In our talks, ebook and webinar on Software Operability we say that Operability is a measure of how well a software system works in production and also that the system must work well for both end-users and the Operations team.
There are many ways to address the latter and possibly the simplest and yet hardest one is to include Ops people in user stories, for the same reasons we believe that It takes two to DevOps.
We need to include Ops people in user stories so that we are specifically considering their needs as we would for any other user’s.
Software in production should not need application restarts, servers reboots, load balancers hacks, or any other of the countless fixes and workarounds that many Operations teams have to put in place in order to make some of our systems work on a daily basis.
Talk about ‘operational features’, not ‘non-functional requirements’
Many organisations use terminology which is unhelpful and counter-productive towards Operability:
- ‘features’ or ‘business requirements’ for aspects related to what the end-user experiences
- ‘non-functional requirements’ for aspects of the software which are not visible to the end-user or relate to the (apparently) dark and murky world of IT Operations
It’s clear that the term ‘non-functional’ has been problematic for software development for some time: software guru Tom Gilb is sceptical about the term ‘non-functional requirements’, (preferring ‘quality requirements’ instead, see his Are non-functional requirements functional?) and Agile expert Rachel Davies is also sceptical of the term:
“Non-functional is probably a bad name because it sounds like these requirements are intangible, simply properties of a static system.”

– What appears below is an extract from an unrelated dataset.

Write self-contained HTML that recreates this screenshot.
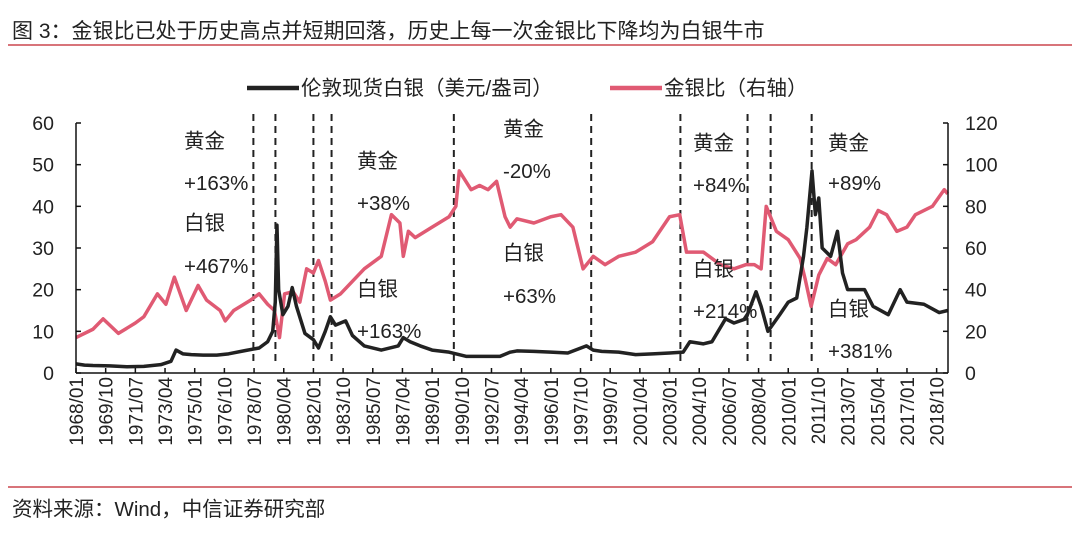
<!DOCTYPE html>
<html><head><meta charset="utf-8"><style>
body{margin:0;background:#fff;width:1080px;height:533px;overflow:hidden;font-family:"Liberation Sans","Noto Sans CJK SC",sans-serif;}
svg text{font-family:"Liberation Sans","Noto Sans CJK SC",sans-serif;fill:#222;}
</style></head><body>
<svg id="chart" width="1080" height="533">
<text x="12" y="38" font-size="21">图 3：金银比已处于历史高点并短期回落，历史上每一次金银比下降均为白银牛市</text>
<line x1="8" y1="45" x2="1072" y2="45" stroke="#c0202a" stroke-width="1.2"/>
<line x1="8" y1="487" x2="1072" y2="487" stroke="#c0202a" stroke-width="1.2"/>
<text x="12" y="516" font-size="20.5">资料来源：Wind，中信证券研究部</text>
<g>
<line x1="247" y1="88" x2="299" y2="88" stroke="#222" stroke-width="4.5"/>
<text x="301" y="95" font-size="20.5">伦敦现货白银（美元/盎司）</text>
<line x1="610" y1="88" x2="662" y2="88" stroke="#e05a73" stroke-width="4.5"/>
<text x="664" y="95" font-size="20.5">金银比（右轴）</text>
</g>
<g id="plot"></g>
</svg>
<script>
const silverDates=[1968,1968.5,1969,1970,1971,1972,1973,1973.6,1973.9,1974.3,1974.8,1975.5,1976.3,1977,1978,1978.8,1979.3,1979.6,1979.75,1979.85,1979.95,1980.2,1980.5,1980.75,1981,1981.5,1982,1982.3,1982.7,1983.0,1983.3,1983.6,1983.9,1984.3,1985,1986,1987.0,1987.3,1987.7,1988.3,1989,1990,1991,1992,1993,1993.6,1994,1995,1996,1997,1998.1,1998.5,1999,2000,2001,2002,2003,2003.8,2004.2,2005,2005.5,2006.3,2006.8,2007.5,2008.1,2008.4,2008.8,2009.5,2010,2010.5,2010.9,2011.1,2011.4,2011.6,2011.8,2012,2012.5,2012.9,2013.2,2013.5,2014,2014.5,2015,2015.9,2016.6,2017,2018,2018.9,2019.4];
const silverValues=[2.2,1.9,1.8,1.7,1.5,1.6,2.0,2.8,5.5,4.6,4.4,4.3,4.3,4.6,5.4,6.0,7.5,10,17,35.5,20,14,16,20.5,16,9.5,8,6,10,13.5,11.5,12,12.5,9,6.5,5.5,6.5,8.5,7.5,6.5,5.5,5,4,4,4,5,5.3,5.2,5.0,4.8,6.5,5.5,5.2,5.0,4.4,4.6,4.8,5,7.5,7,7.5,13,12,13,19.5,16,10,14,17,18,28,35,48.5,38,42,30,28,34,24,20,20,20,16,14,20,17,16.5,14.5,15];
const ratioDates=[1968,1969,1969.6,1970.5,1971.5,1972,1972.8,1973.3,1973.8,1974.5,1975.2,1975.7,1976.5,1976.8,1977.3,1978.3,1978.8,1979.3,1979.7,1980.0,1980.3,1980.8,1981.2,1981.6,1982.0,1982.3,1982.7,1983.0,1983.6,1984.3,1985,1986,1986.6,1987.1,1987.3,1987.6,1988,1989,1990.0,1990.4,1990.6,1991.3,1991.8,1992.3,1992.8,1993.3,1993.6,1994,1995,1996.0,1996.6,1997.3,1997.9,1998.5,1999.2,2000,2001,2002,2003.0,2003.6,2004.0,2005,2006,2006.8,2007.5,2008.0,2008.4,2008.7,2009.3,2010,2010.7,2011.0,2011.35,2011.8,2012.3,2012.8,2013.5,2014,2014.8,2015.3,2015.8,2016.4,2017,2017.5,2018.5,2019.2,2019.4];
const ratioValues=[17,21,26,19,24,27,38,33,46,30,42,35,30,25,30,35,38,33,30,17,38,39,34,50,48,54,44,35,38,44,50,56,76,72,56,68,65,70,75,80,97,88,90,88,92,75,70,74,72,75,76,70,50,56,52,56,58,63,75,76,58,58,52,50,52,52,50,80,68,64,55,45,32,47,55,52,62,64,70,78,76,68,70,76,80,88,86];
const eventDates=[1978.46,1979.76,1982.0,1983.07,1990.28,1998.38,2003.64,2007.6,2008.96,2011.38];
const leftTicks=[0,10,20,30,40,50,60];
const rightTicks=[0,20,40,60,80,100,120];
const xTickLabels=["1968/01","1969/10","1971/07","1973/04","1975/01","1976/10","1978/07","1980/04","1982/01","1983/10","1985/07","1987/04","1989/01","1990/10","1992/07","1994/04","1996/01","1997/10","1999/07","2001/04","2003/01","2004/10","2006/07","2008/04","2010/01","2011/10","2013/07","2015/04","2017/01","2018/10"];
const notes=[
 {x:184,t:["黄金","+163%","白银","+467%"],y:[148,190,230,273]},
 {x:357,t:["黄金","+38%"],y:[168,210]},
 {x:357,t:["白银","+163%"],y:[296,338]},
 {x:503,t:["黄金","-20%"],y:[136,178]},
 {x:503,t:["白银","+63%"],y:[260,303]},
 {x:693,t:["黄金","+84%","白银","+214%"],y:[150,192,276,318]},
 {x:828,t:["黄金","+89%"],y:[150,190]},
 {x:828,t:["白银","+381%"],y:[316,358]}];
const X0=76,X1=948,Y0=373,Y1=123,T0=1968,T1=2019.42;
const xs=t=>X0+(t-T0)/(T1-T0)*(X1-X0);
const yl=v=>Y0-v/60*(Y0-Y1);
const yr=v=>Y0-v/120*(Y0-Y1);
const NS="http://www.w3.org/2000/svg";
const plot=document.getElementById('plot');
function mk(tag,attrs){const e=document.createElementNS(NS,tag);for(const k in attrs)e.setAttribute(k,attrs[k]);plot.appendChild(e);return e;}
eventDates.forEach(d=>{const l=mk('line',{x1:xs(d),x2:xs(d),y1:114,y2:364,stroke:'#222','stroke-width':2,'stroke-dasharray':'7,5'});

});
let p=mk('polyline',{points:ratioDates.map((d,i)=>xs(d)+','+yr(ratioValues[i])).join(' '),fill:'none',stroke:'#e05a73','stroke-width':3.5,'stroke-linejoin':'round'});


p=mk('polyline',{points:silverDates.map((d,i)=>xs(d)+','+yl(silverValues[i])).join(' '),fill:'none',stroke:'#222','stroke-width':3.5,'stroke-linejoin':'round'});


let a=mk('line',{x1:X0,x2:X0,y1:Y1,y2:Y0,stroke:'#111','stroke-width':1.5});


a=mk('line',{x1:X1,x2:X1,y1:Y1,y2:Y0,stroke:'#111','stroke-width':1.5});


a=mk('line',{x1:X0,x2:X1,y1:Y0,y2:Y0,stroke:'#111','stroke-width':1.5});


leftTicks.forEach(v=>{mk('line',{x1:X0,x2:X0+5,y1:yl(v),y2:yl(v),stroke:'#111','stroke-width':1.5});
const t=mk('text',{x:54,y:yl(v)+7,'font-size':19.5,'text-anchor':'end'});t.textContent=v;

});
rightTicks.forEach(v=>{mk('line',{x1:X1-5,x2:X1,y1:yr(v),y2:yr(v),stroke:'#111','stroke-width':1.5});
const t=mk('text',{x:965,y:yr(v)+7,'font-size':19.5});t.textContent=v;

});
xTickLabels.forEach((s,i)=>{const yy=+s.slice(0,4),mm=+s.slice(5);const x=xs(yy+(mm-1)/12);
mk('line',{x1:x,x2:x,y1:Y0,y2:Y0-5,stroke:'#111','stroke-width':1.5});
const t=mk('text',{x:0,y:0,'font-size':19,'text-anchor':'end',transform:`translate(${x+7},377) rotate(-90)`});t.textContent=s;

});
notes.forEach(n=>n.t.forEach((s,i)=>{const t=mk('text',{x:n.x,y:n.y[i],'font-size':20.5});t.textContent=s;

}));
</script>
</body></html>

Applying the term ‘non-functional’ to aspects of the software invisible to end-users but essential for the Operations team is to ignore the Operations team as a valid user group, which makes no sense given the amount of time spent by them working with (or often against) the software.
on a long enough timeline the operational cost of code dwarfs the cost of writing it. yet our profession usually optimizes for the latter.
— Dietrich (@d2fn) July 3, 2014
That is, from the viewpoint of the Operations team, the way in which a component logs messages or sends data to Graphite is the very essence of functionality.
A more effective terminology is:
- ‘end-user features’ instead of functional requirements
- ‘operational features’ instead of non-functional requirements
and we should treat these two groups as essentially equally valid candidates for user stories (experts like Mike Cohn have been advocating this for some time, see his Non-functional Requirements as User Stories).